La localisation précise de Droukdel au moment de l’assaut, à quelques kilomètres à peine de l’Algérie, interroge tout autant. Venait-il de la traverser du Nord au Sud ou s’apprêtait-il à regagner l’Algérie après un séjour au Mali ? Et quel aurait été le but de cette visite, forcément risquée, au Mali ? «Ce n’est pas quelqu’un qui est souvent signalé sur le théâtre», reconnaît le responsable de l’état-major. Pour en savoir plus, l’armée française compte beaucoup sur le matériel informatique et les téléphones saisis dans le véhicule, toujours intact après l’assaut.

Ce raid intervient dans un contexte très particulier pour les principaux groupes terroristes actifs au Mali. Alors que les branches locales de l’Etat islamique et Al-Qaeda cohabitaient au Sahel, coopérant même de manière ponctuelle, elles s’affrontent désormais militairement. Des combats violents, que l’état-major dit n’avoir pas vus venir, mais qui ne contrarient pas ses plans, au contraire.

Quelques jours avant l’opération contre Droukdel, Barkhane avait mis la main sur un cadre de l’Etat islamique au Grand Sahara (EIGS) et ses quatre accompagnateurs.

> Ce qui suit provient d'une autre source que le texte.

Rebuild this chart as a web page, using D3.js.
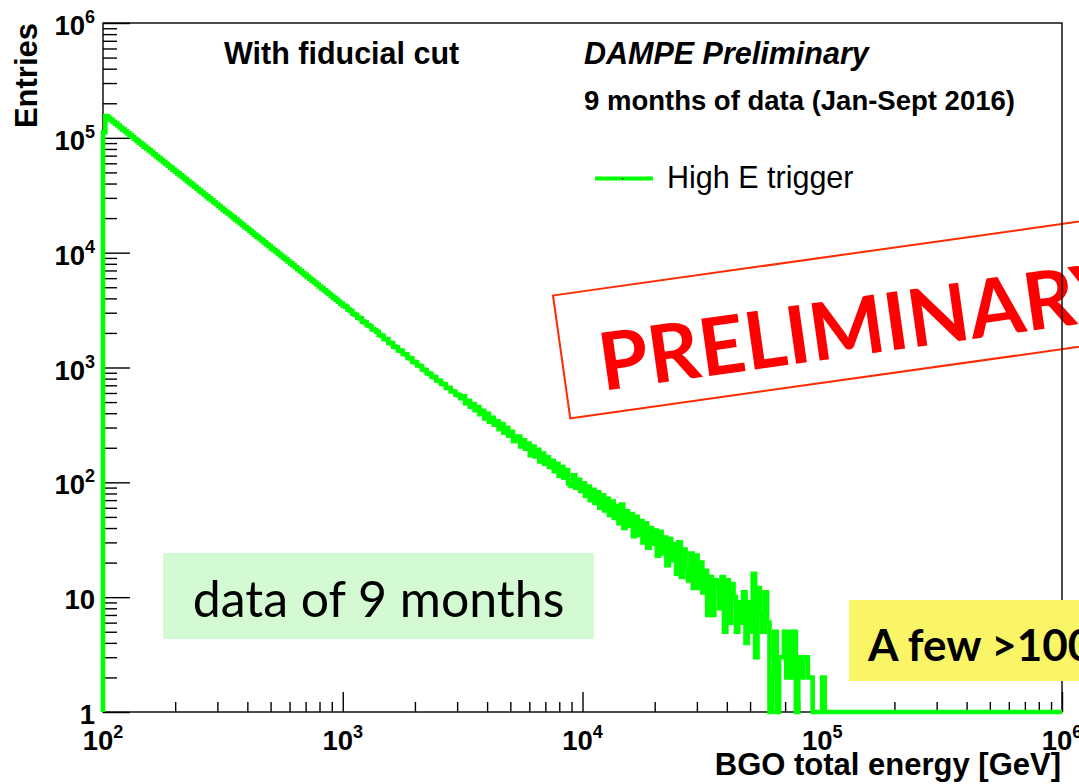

Mohamed Mrabat a été arrêté au Nord de Gao le 19 mai, sans qu’un coup de feu n’ait été tiré, selon l’armée française. Ce ressortissant marocain est décrit par l’état-major comme un «vieux routier du jihad au Sahel [ayant] une influence idéologique très forte sur le mouvement et jouant un rôle actif dans le recrutement de combattants». Comme les deux chefs de l’EIGS, Mrabat était membre du Mujao, le groupe jihadiste qui régnait sur la ville de Gao. Il devra maintenant «répondre de ses actes devant la justice».